In the Build from Source section/page, it has the Build from the Command Line
section, in case the developer has many Gradle versions installed in the machine, for contributor purposes (play or do some experiments with the project itself).
- Why not include explicitly a special note or add a new section indicating what must be the minimum or/and specific
Gradle
version?
It to import in peace the spring framework
project in the IDE and avoid potential daemon locks by Gradle.
Remember, in the machine would exists many Gradle versions, 6.6, 6.7 etc installed. So Gradle wrapper would be not an option.

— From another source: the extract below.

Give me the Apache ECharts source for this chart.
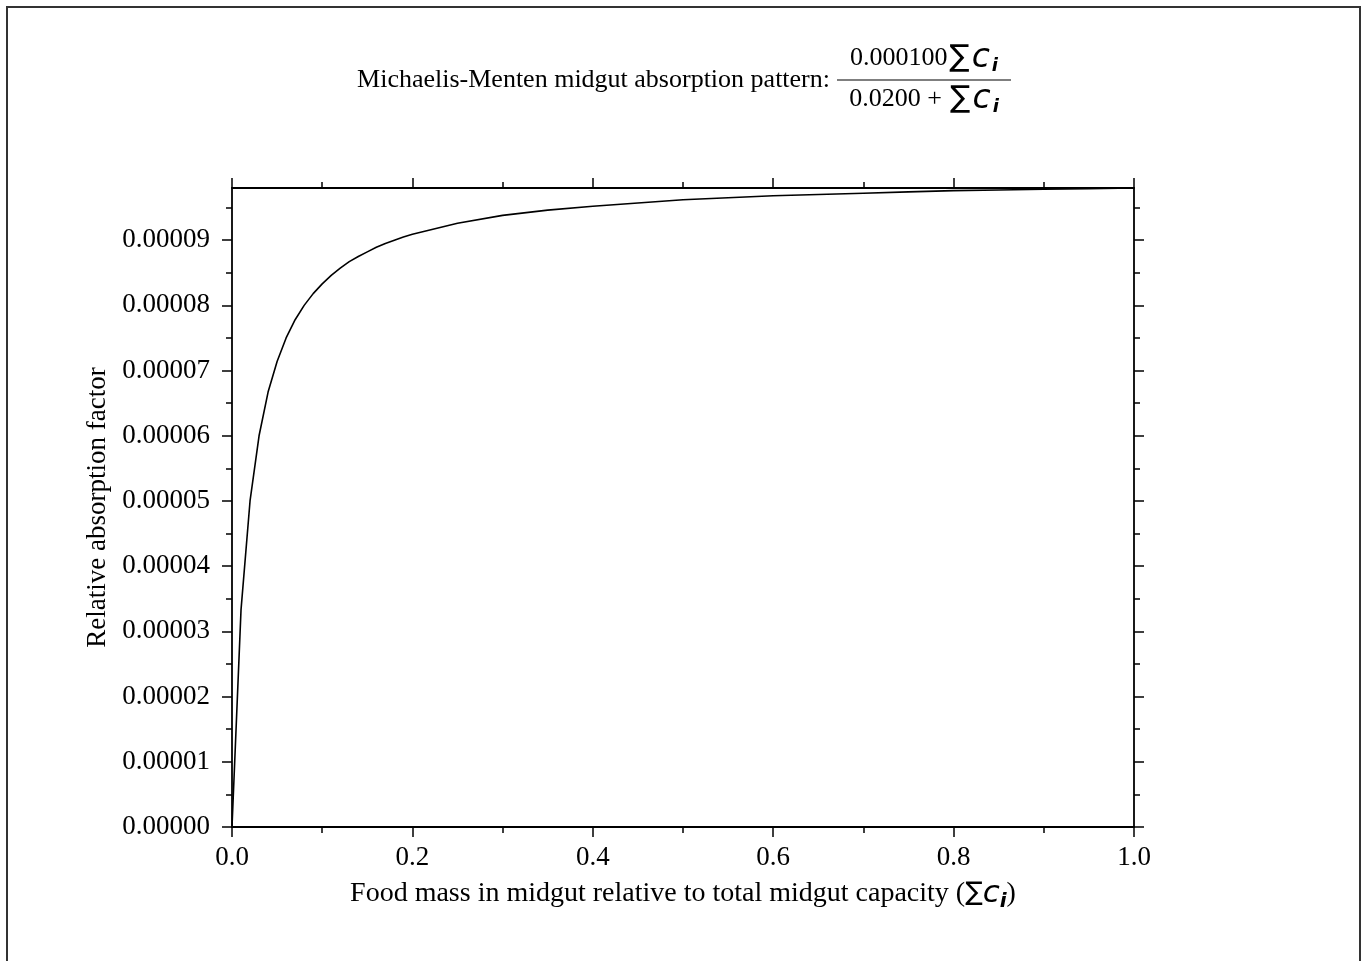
<!DOCTYPE html>
<html>
<head>
<meta charset="utf-8">
<script src="https://cdn.jsdelivr.net/npm/echarts@6/dist/echarts.min.js"></script>
<style>
  html, body { margin: 0; padding: 0; background: #fff; }
  #chart { width: 1367px; height: 961px; }
</style>
</head>
<body>
<div id="chart"></div>
<script>
var myChart = echarts.init(document.getElementById('chart'));

// food mass (sum c_i) and absorption factor
let xData = [0, 0.01, 0.02, 0.03, 0.04, 0.05, 0.06, 0.07, 0.08, 0.09, 0.10,
             0.11, 0.12, 0.13, 0.14, 0.15, 0.16, 0.17, 0.18, 0.19, 0.20,
             0.25, 0.30, 0.35, 0.40, 0.45, 0.50, 0.55, 0.60, 0.65, 0.70,
             0.75, 0.80, 0.85, 0.90, 0.95, 1.00];
let yData = [0, 0.0000333, 0.0000500, 0.0000600, 0.0000667, 0.0000714, 0.0000750,
             0.0000778, 0.0000800, 0.0000818, 0.0000833, 0.0000846, 0.0000857,
             0.0000867, 0.0000875, 0.0000882, 0.0000889, 0.0000895, 0.0000900,
             0.0000905, 0.0000909, 0.0000926, 0.0000938, 0.0000946, 0.0000952,
             0.0000957, 0.0000962, 0.0000965, 0.0000968, 0.0000970, 0.0000972,
             0.0000974, 0.0000976, 0.0000977, 0.0000978, 0.0000979, 0.0000980];
let yTicks = [0, 0.00001, 0.00002, 0.00003, 0.00004, 0.00005, 0.00006, 0.00007, 0.00008, 0.00009];
let yTop = 0.0000980;

let serif = 'Liberation Serif';
function mathRich(size, big) {
  return {
    n: { fontFamily: serif, fontSize: size, color: '#000' },
    s: { fontFamily: 'DejaVu Sans', fontSize: size + (big ? 4 : -2), color: '#000',
         padding: [0, big ? 2 : 0, 0, big ? 2 : 0] },
    c: { fontFamily: 'DejaVu Sans', fontStyle: 'italic', fontSize: size + (big ? 7 : 3), color: '#000',
         padding: [0, big ? 2 : 0, 0, 0] },
    i: { fontFamily: 'DejaVu Sans', fontStyle: 'italic', fontWeight: 'bold', fontSize: Math.round(size * 0.7),
         color: '#000', padding: [Math.round(size * 0.6), 0, 0, 0] }
  };
}

let pts = xData.map(function (x, k) { return [x, yData[k]]; });

let axisLineStyle = { color: '#000', width: 1.8 };
let tickStyle = { color: '#000', width: 1.5 };

var option = {
  backgroundColor: '#fff',
  animation: false,
  grid: { left: 232, right: 233, top: 188, bottom: 134 },
  graphic: [
    { type: 'rect', shape: { x: 7, y: 7, width: 1353, height: 970 },
      style: { fill: null, stroke: '#333', lineWidth: 2 } },
    { type: 'text', x: 830, y: 80,
      style: { text: 'Michaelis-Menten midgut absorption pattern:', font: '26px "Liberation Serif"',
               fill: '#000', align: 'right', verticalAlign: 'middle' } },
    { type: 'text', x: 924, y: 58,
      style: { text: '{n|0.000100}{s|∑}{c|c}{i|i}', rich: mathRich(26, true), align: 'center', verticalAlign: 'middle' } },
    { type: 'line', shape: { x1: 837, y1: 80, x2: 1011, y2: 80 },
      style: { stroke: '#000', lineWidth: 1.2 } },
    { type: 'text', x: 924, y: 99,
      style: { text: '{n|0.0200 + }{s|∑}{c|c}{i|i}', rich: mathRich(26, true), align: 'center', verticalAlign: 'middle' } }
  ],
  xAxis: [{
    type: 'value', min: 0, max: 1, interval: 0.2,
    name: '{n|Food mass in midgut relative to total midgut capacity (}{s|∑}{c|c}{i|i}{n|)}',
    nameLocation: 'middle', nameGap: 48,
    nameTextStyle: { rich: mathRich(28, false) },
    axisLine: { onZero: false, lineStyle: axisLineStyle },
    axisTick: { inside: false, length: 10, lineStyle: tickStyle },
    minorTick: { show: true, splitNumber: 2, length: 6, lineStyle: tickStyle },
    splitLine: { show: false },
    axisLabel: { fontFamily: serif, fontSize: 27, color: '#000', margin: 17,
                 formatter: function (v) { return v.toFixed(1); } }
  }, {
    type: 'value', min: 0, max: 1, interval: 0.2, position: 'top',
    axisLine: { onZero: false, lineStyle: axisLineStyle },
    axisTick: { inside: false, length: 10, lineStyle: tickStyle },
    minorTick: { show: true, splitNumber: 2, length: 6, lineStyle: tickStyle },
    splitLine: { show: false },
    axisLabel: { show: false }
  }],
  yAxis: [{
    type: 'value', min: 0, max: yTop, interval: 0.00001,
    name: 'Relative absorption factor',
    nameLocation: 'middle', nameGap: 118,
    nameTextStyle: { fontFamily: serif, fontSize: 27, color: '#000' },
    axisLine: { show: true, onZero: false, lineStyle: axisLineStyle },
    axisTick: { show: true, inside: false, length: 10, customValues: yTicks, lineStyle: tickStyle },
    minorTick: { show: true, splitNumber: 2, length: 6, lineStyle: tickStyle },
    splitLine: { show: false },
    axisLabel: { fontFamily: serif, fontSize: 27, color: '#000', margin: 22, customValues: yTicks,
                 formatter: function (v) { return v.toFixed(5); } }
  }, {
    type: 'value', min: 0, max: yTop, interval: 0.00001, position: 'right',
    axisLine: { show: true, onZero: false, lineStyle: axisLineStyle },
    axisTick: { show: true, inside: false, length: 10, customValues: yTicks, lineStyle: tickStyle },
    minorTick: { show: true, splitNumber: 2, length: 6, lineStyle: tickStyle },
    splitLine: { show: false },
    axisLabel: { show: false }
  }],
  series: [{
    type: 'line',
    data: pts,
    showSymbol: false,
    lineStyle: { color: '#000', width: 1.6 }
  }]
};
myChart.setOption(option);
</script>
</body>
</html>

Thanks for your understanding
Comment From: jnizet
The page explains that you're supposed to use ./gradlew
, i.e. use the wraper. The whole point of the wrapper is precisely to avoid having to rely on some globally installed gradle versioin, and instead use the version specified in source control (here), and automatically downloaded the first time you use it if it's not downloaded yet.
Read https://docs.gradle.org/current/userguide/gradle_wrapper.html for more information.
I really don't see why using the wrapper wouldn't be an option.
Comment From: snicoll
Thanks @jnizet.
@manueljordan your IDE is already supposed to use the Gradle wrapper automatically to import settings. If it does not and you want to know which version you should be using you can invoke ./gradlew --version
from the root of the project.
Comment From: manueljordan
Agree, I was very tired to remember that .properties file.
But perhaps add a mention or indication for the developer to check or see the gradle-wrapper.properties
file (for more information) would be mentioned in the Build from the Command Line
section. Just in case. I hope you see the point.
Just doing a quick observation:
In the spring-framework/gradle/wrapper/ location: Why the gradle-wrapper.jar
file targets (according with the description) to 6.6 and not 6.7 how the properties file has indicated?. Should be both have the same 6.7 version, right?
Thanks for the support
Comment From: jnizet
TBH, I don't see the point. You don't even need to care what version of gradle is being used. You use the gradle wrapper (i.e. ./gradlew
, and not gradle
), and you're guaranteed to use the correct version of gradle, i.e. the one that the Spring team uses at that point of the history to build and test the framework.
Regarding the comment, it's probably just that the wrapper jar hasn't changed at all between the versions 6.6 and 6.7 of gradle, so the commit which upgraded to 6.7 only changed the properties file.